The rise in identity-based attacks was cited by 87% of respondents as an ‘important’ factor that is contributing to making infrastructure access security more challenging over time. Almost 40% of companies, however, still haven’t implemented the use of cryptographically authenticated identities for users. These factors combined likely help explain why social engineering attacks like phishing and smishing still represent the second hardest attack vector to defend against (48%), with compromised privileged credentials and secrets (47%) in third place.

On the opposite end of the difficulty curve, ‘weak’ passwords are now the easiest attack vector to defend against according to respondents: only 36% struggle to protect against this vector, and 45% even say it’s ‘easy’ to do so.

“I think what this shows is that the cybersecurity industry is becoming better at plugging the most obvious gaps and weak points. There has certainly been some regulation, such as in the UK, to clamp down on weak passwords. But passwords are just one of many vectors, and credentials exist in many forms like API keys and browser cookies. There are also standing privileges to worry about, which can lead to breach-and-pivot attacks,” adds Kontsevoy.
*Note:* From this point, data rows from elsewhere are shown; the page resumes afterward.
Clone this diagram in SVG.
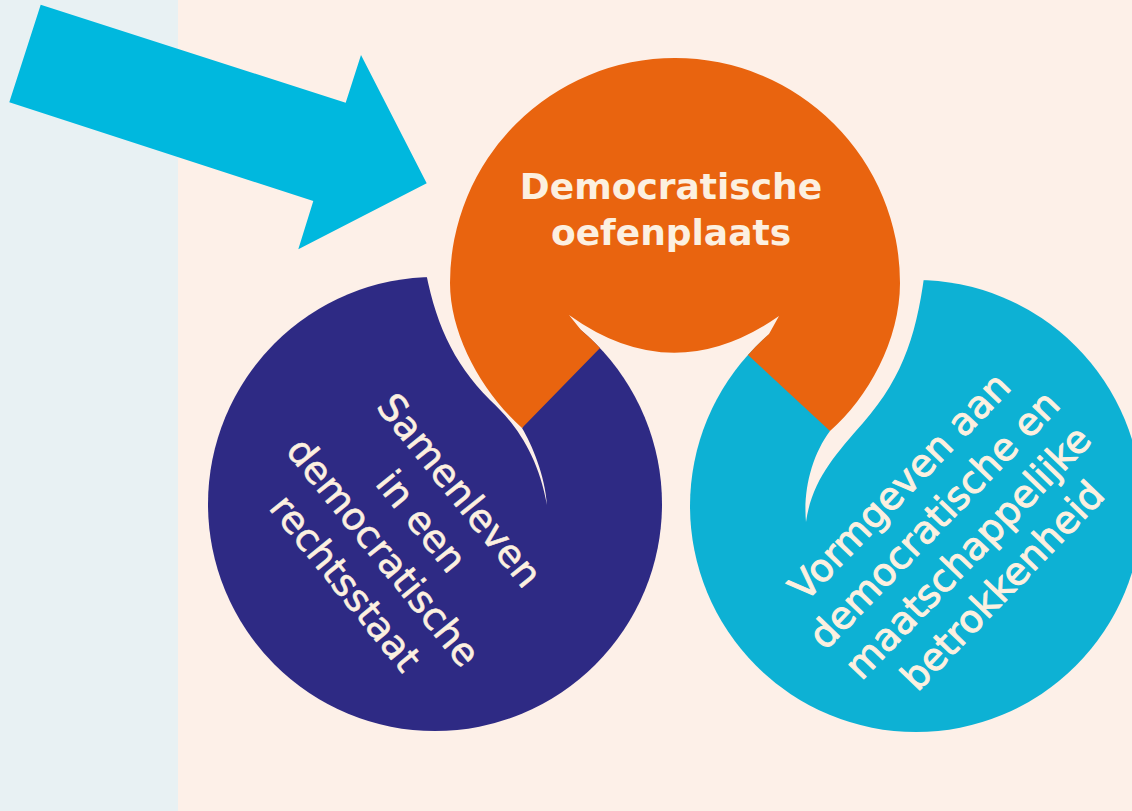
<svg xmlns="http://www.w3.org/2000/svg" width="1132" height="811" viewBox="0 0 1132 811">
<style>
.lbl{font-family:"DejaVu Sans","Liberation Sans",sans-serif;fill:#fcf0e0;text-anchor:middle;stroke:#fcf0e0;stroke-linejoin:round}
.t-or{font-size:36px;font-weight:bold;stroke-width:0}
.t-bl{font-size:38px;stroke-width:0.6px}
.t-cy{font-size:38px;stroke-width:1px}
.sep{fill:#fdf0e8}
</style>
<rect width="1132" height="811" fill="#fdf0e8"/>
<rect id="panel" width="178" height="811" fill="#e8f1f3"/>
<g id="connectors">
<polygon points="40.7,4.7 345.7,102.7 361,55 426.7,183.3 298.3,249.3 313.3,201 9.3,102.3" fill="#00b8de"/>
</g>
<g id="node-blue">
<circle cx="435" cy="504" r="227" fill="#2e2a84"/>
<g transform="translate(402,537) rotate(51)">
<text class="lbl t-bl" x="0" y="-61">Samenleven</text>
<text class="lbl t-bl" x="0" y="-12">in een</text>
<text class="lbl t-bl" x="0" y="37">democratische</text>
<text class="lbl t-bl" x="0" y="86">rechtsstaat</text>
</g>
</g>
<g id="node-cyan">
<circle cx="916" cy="506" r="226" fill="#0db1d4"/>
<g transform="translate(950,535) rotate(-46)">
<text class="lbl t-cy" x="0" y="-57">Vormgeven aan</text>
<text class="lbl t-cy" x="0" y="-9">democratische en</text>
<text class="lbl t-cy" x="0" y="38">maatschappelijke</text>
<text class="lbl t-cy" x="0" y="86">betrokkenheid</text>
</g>
</g>
<g id="node-orange">
<path class="sep" d="M424,262 C434,320 452,362 490,400 C516,424 538,455 547,505 C545,475 532,445 522,428 L540,400 L470,262 Z"/>
<path class="sep" d="M926,262 C918,330 905,375 863,423 C835,455 812,480 806,522 C803,490 812,455 830,431 L822,400 L862,262 Z"/>
<path fill="#e9640f" d="M450,283 A225,225 0 0 1 675,58 A225,225 0 0 1 900,283 C900,340 868,398 830,431 L748,355 A226,226 0 0 1 769,334 L779,316 Q673,390 569,315 L581,330 A227,227 0 0 1 600,348 L522,428 C482,392 450,335 450,283 Z"/>
<text class="lbl t-or" x="671" y="199">Democratische</text>
<text class="lbl t-or" x="671" y="245">oefenplaats</text>
</g>
</svg>
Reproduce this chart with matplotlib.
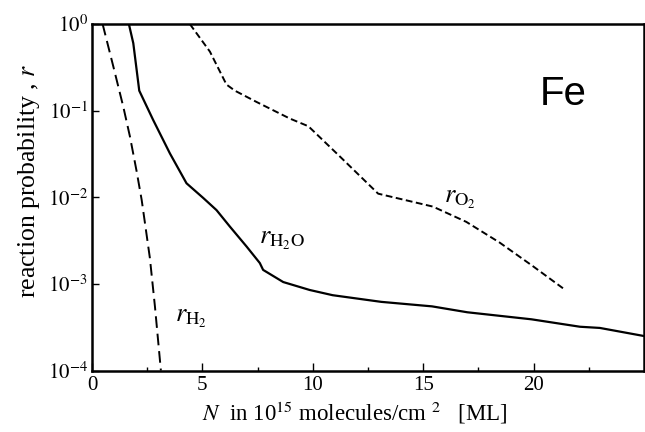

“Regardless of whether social engineering attacks use AI or not, the solution is always going to be the same: eliminate human error. That means the modern-day security paradigm has to be first and foremost about eliminating secrets and enforcing cryptographic identity, least privileged access, and robust policy and identity governance. Human behaviour exposing infrastructure to data leaks is what we need to learn to defend against, and enforcing these steps are the key to preventing criminals from wreaking more havoc.